DOOM! If you’re a child of the 90s like me, you know exactly what it is. The popular game stayed with all of us for years, with its two-dimensional graphics displayed as three-dimensional rooms. The game was all about fighting demons, as well as other sorts of monsters coming after you. It was incredibly popular and everyone loved it (apart from the soccer moms who screamed that bloody games are making our children more violent)!
Well that was then and this is now, and we have a new DOOM. The game has been reworked for a few years now; even had some closed multiplayer testing. But since it’s finally out we can at long last play and review it!
Thing’s start off fairly interesting, me sitting up from a weird coffin, only to see me shackled down and demons coming at me on all sides. They’re doing the most badass thing; just crushing their skulls into my coffin and breaking out. I quickly break out of a suit and learn the controls, going on a murderous rampage (of demons, no less) to finally leave the room I was in.
It was this first impression that told me I would love this title, because the game flows as if they took the original DOOM and just overhauled the graphics. The jumping, the moving around and the fights you get into felt to me like it was a rebirth of the original game and I absolutely loved it. However their are things that I found a tiny bit strange…mainly the glory kills. But I can understand that, being a new thing and innovation from the original design and concepts of DOOM, and it began to grow on me. The entire game felt so fluid to me, although I am playing on the Xbox One at this point. But I’ll get into that reason in a little bit.
The soundtrack stayed upbeat and hardcore, giving me a nostalgic trip. It was like I was listening to the heaviest of heavy metals as I crushed a demon’s skull in my hand and watched its eye-balls pop out from between my fingers.
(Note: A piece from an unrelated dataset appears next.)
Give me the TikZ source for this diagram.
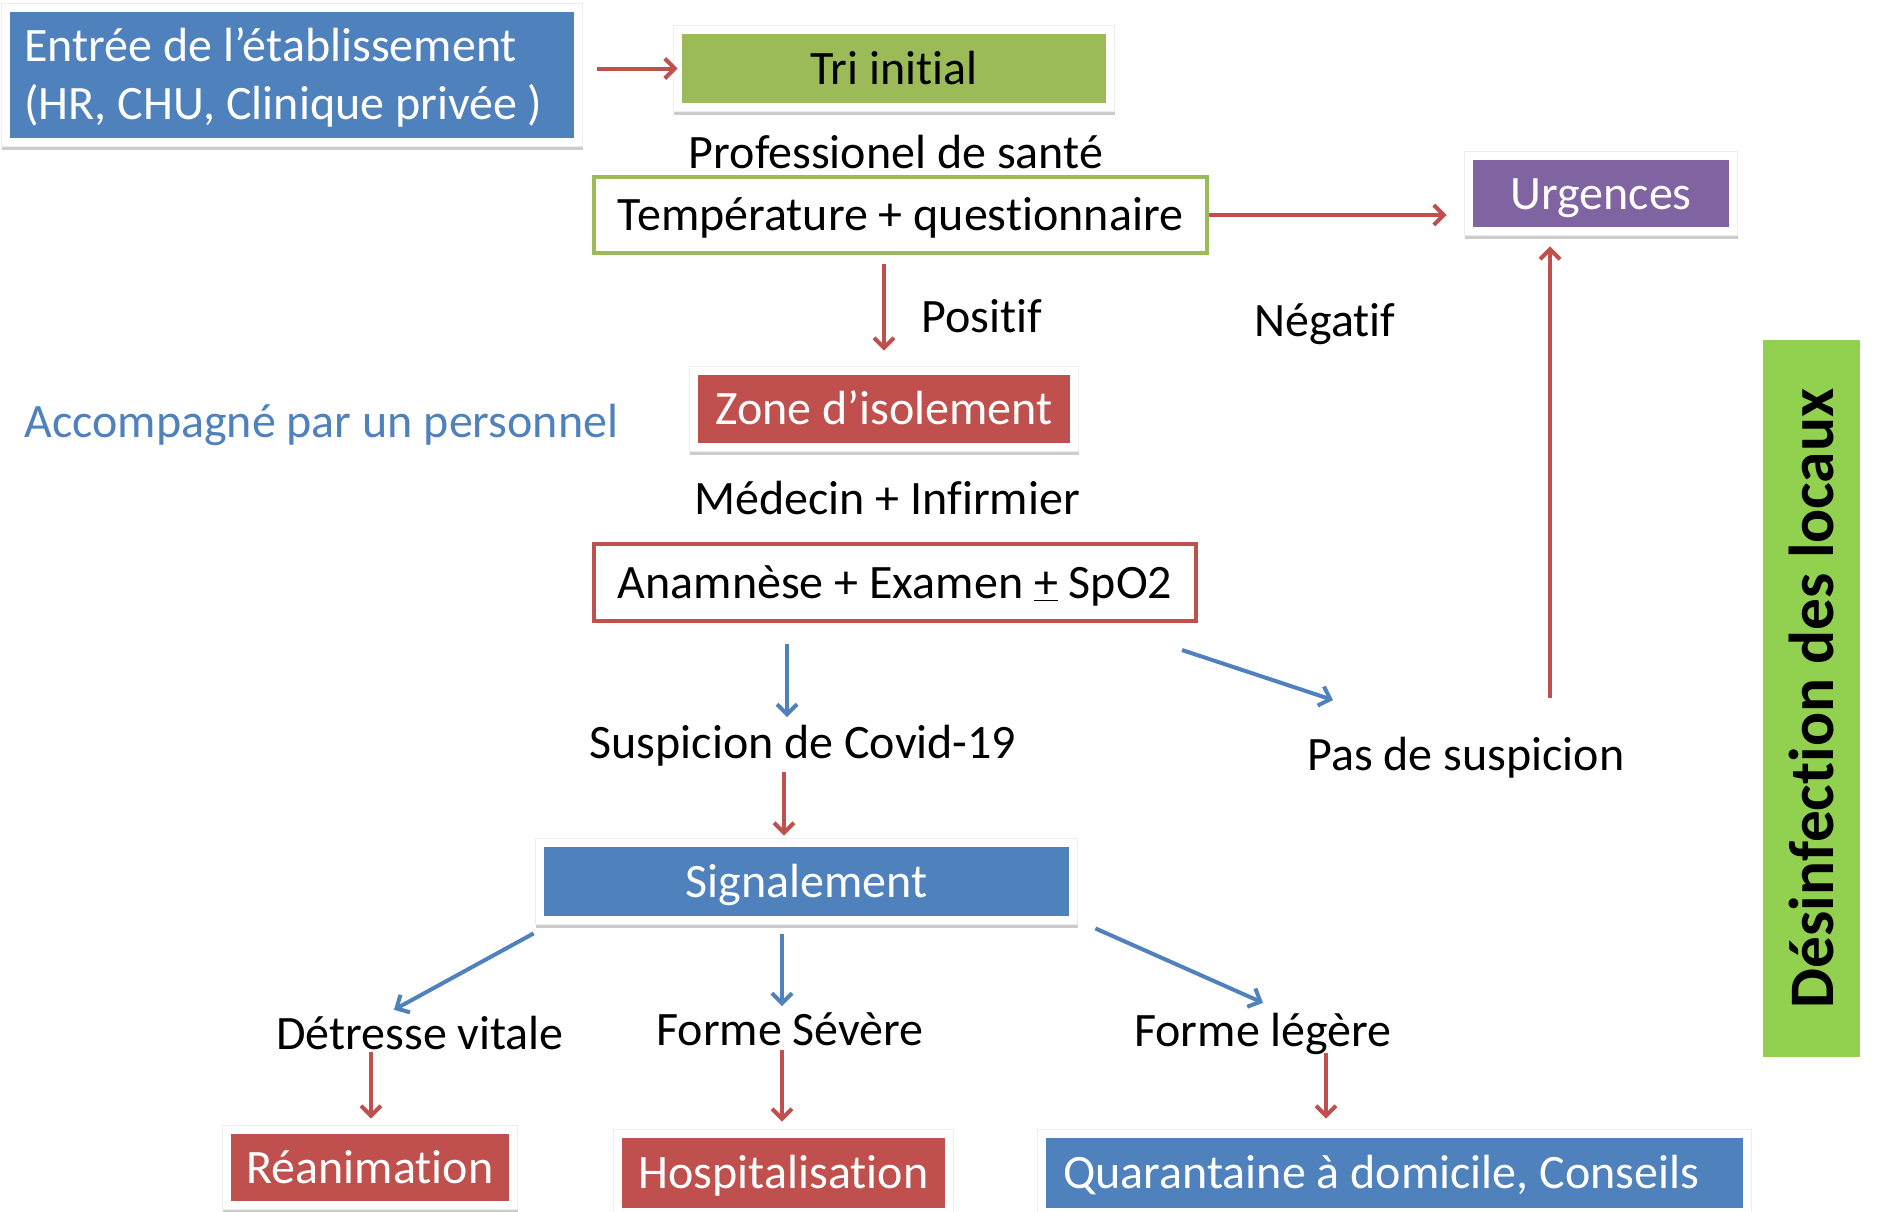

I absolutely loved it. However I must mention that while I was enjoying my glorious killing spree, the game felt good overall. I felt like its story aspect was lacking and I was kind of disappointed at that, since they were changing a few things and adding other things.
But despite all this, it felt wonderful. It felt great and it truly felt like I was playing a piece of my childhood again. Although the game is obviously not for kids, let’s face it, some nostalgic parent out there will probably buy it and their kid will get a hold of it and it will create the next generation of DOOM fans.
Now about what I said earlier in the article regarding playing on the Xbox One. A lot of people have reported this issue, and from my own research I can conclude that the PC port of DOOM is pretty broken for a lot of people. But groups and companies outside are not reporting on this and a lot of gamers have taken to complaining in Indie game development groups because of how broken it is.
As for myself, the title was broken for me as well. The start of the game was playable but if I opened Fraps, Loilo, and hell…even OBS, the game would close or it would give me a black screen in the top right hand corner. Even trying to adjust the graphics to 720p crashed the game and made it hang, and so I attempted to adjust the graphics manually, which also made the game crash.
Eventually I settled on playing it in 1080p and gave up on recording, but the moment I finished the tutorial area the game began to lag to no end and left me at 1 frame per second. This ultimately made me go to the Xbox One version of the game, because programming for a console system is far easier than for PC because the former’s hardware is always the same. But this brings up the point of Bethesda releasing a fairly broken version of DOOM onto the PC, and we are waiting for it to be fixed.
Despite this one major issue about DOOM, the game remains very solid in every way for our review scale, and again I absolutely loved it…even if I couldn’t play it on PC.
Everything about the title screams nostalgia and I continue to look forward to skull-stomping a demonic lord with my big boot!